Tennessee state figures show low Chattanooga poverty rates

CHATTANOOGA, Tenn. (WDEF) – Economists say that “a rising tide lifts all ships”. That’s a way to say that a stronger stock market and economy is helping even those earning the lowest wages, but today we heard conflicting stories about poverty in Chattanooga.

There are fewer Chattanoogans living in poverty today, according to new Tennessee state figures.

The city’s booming economy has created more jobs and opportunity in the last 8 years, despite the fact that salaries are not keeping pace. But there’s another group in the city who are not seeing any change in their standard of living. Many of them are clients of Metropolitcan Ministries, which provides temporary help.

Director Rebecca Whelchel said, “The guests I see aren’t feeling that. The folks we saw, all day today, in rapid fire, they’re not seeing that. And if they don’t see it, I don’t see it.”

In Chattanooga, 20% of local residents are considered to be living in poverty. That compares to 25% in Knoxville and 44% in Memphis, one of the worst in the nation.

Charles Wood believes more jobs are needed locally for those working people—-jobs that they can get and hold.

Charles Wood said, “Some may require technical skills and engineering degrees, but we also need to make sure that jobs are being created for people who have a high school diploma, and that have a GED, and that creates an opportunity to lift people up out of poverty that maybe have been working two or three jobs in the service sector and creating opportunities for kind of entry level jobs but that are full time with benefits with you know retirement and health care and things like that.”
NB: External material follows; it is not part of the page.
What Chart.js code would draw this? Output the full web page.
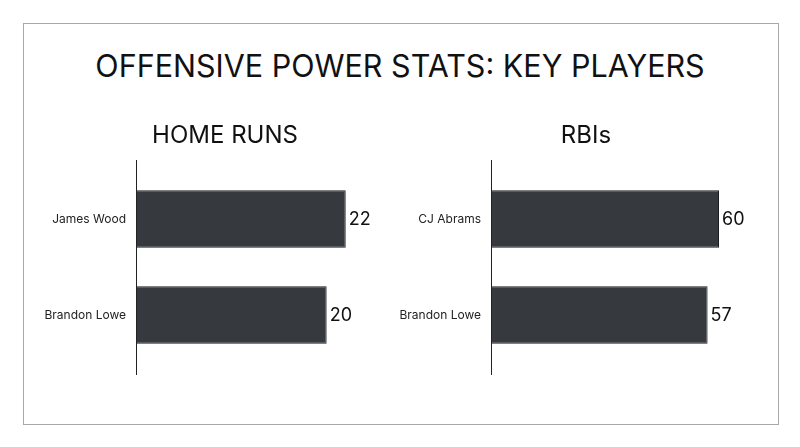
<!DOCTYPE html>
<html>
<head>
<meta charset="utf-8">
<script src="https://cdn.jsdelivr.net/npm/chart.js@4.4.0/dist/chart.umd.min.js"></script>
<style>
  body { margin: 0; background: #fff; width: 800px; height: 447px; position: relative; overflow: hidden; }
  .frame { position: absolute; left: 23px; top: 23px; width: 754px; height: 400px; border: 1px solid #a8a8a8; }
  .title { position: absolute; left: 0; width: 800px; top: 47px; text-align: center;
           font-family: Inter, sans-serif; font-size: 30.5px; line-height: 38px; color: #111; }
  canvas { position: absolute; }
  #hr { left: 28px; top: 100px; }
  #rbi { left: 396px; top: 100px; }
</style>
</head>
<body>
<div class="frame"></div>
<div class="title">OFFENSIVE POWER STATS: KEY PLAYERS</div>
<canvas id="hr" width="394" height="300"></canvas>
<canvas id="rbi" width="380" height="300"></canvas>
<script>
const hrPlayers = ["James Wood", "Brandon Lowe"];
const hrValues = [22, 20];
const rbiPlayers = ["CJ Abrams", "Brandon Lowe"];
const rbiValues = [60, 57];

const barColor = "#363a3e";

// value at the end of each bar + the long left axis line
const barExtras = {
  id: "barExtras",
  afterDatasetsDraw(chart) {
    const { ctx, chartArea } = chart;
    ctx.save();
    ctx.strokeStyle = "#222";
    ctx.lineWidth = 1;
    ctx.beginPath();
    ctx.moveTo(chartArea.left + 0.5, chartArea.top - 11);
    ctx.lineTo(chartArea.left + 0.5, chartArea.bottom + 12);
    ctx.stroke();

    ctx.fillStyle = "#111";
    ctx.font = "18px Inter, sans-serif";
    ctx.textBaseline = "middle";
    ctx.textAlign = "left";
    const meta = chart.getDatasetMeta(0);
    meta.data.forEach((bar, i) => {
      ctx.fillText(chart.data.datasets[0].data[i], bar.x + 3, bar.y + 1);
    });
    ctx.restore();
  },
};

function makeChart(id, title, labels, values, max, axisWidth) {
  return new Chart(document.getElementById(id), {
    type: "bar",
    data: {
      labels: labels,
      datasets: [{
        data: values,
        backgroundColor: barColor,
        borderColor: "#1b1e21",
        borderWidth: 1,
        categoryPercentage: 1,
        barPercentage: 0.6,
      }],
    },
    options: {
      indexAxis: "y",
      responsive: false,
      animation: false,
      layout: { padding: { top: 0, right: 0, bottom: 37, left: 0 } },
      plugins: {
        legend: { display: false },
        tooltip: { enabled: false },
        title: {
          display: true,
          text: title,
          color: "#111",
          font: { family: "Inter", size: 24, weight: "normal" },
          padding: { top: 21.6, bottom: 20.6 },
        },
      },
      scales: {
        x: { display: false, min: 0, max: max },
        y: {
          grid: { display: false, drawTicks: false },
          border: { display: false },
          ticks: { color: "#222", font: { family: "Inter", size: 12 }, padding: 10 },
          afterFit(scale) { scale.width = axisWidth; },
        },
      },
    },
    plugins: [barExtras],
  });
}

makeChart("hr", "HOME RUNS", hrPlayers, hrValues, 30, 108);
makeChart("rbi", "RBIs", rbiPlayers, rbiValues, 75, 95);
</script>
</body>
</html>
But both ,Woods and Whelchel, believe in prospects for the future,

Woods said, “While we’re really excited about the news, um, we want to make sure that we’re being aggressive and proactive because the reality is that there’s still one in five people in Chattanooga that are in poverty and we need to make sure we can continue to create jobs to help lift those people out of poverty.”

Whelchel agreed, ” We have a wonderful city. We have a very generous city. We have a very beautiful city. But there are those for whom that beauty and that prosperity has not reached, yet.”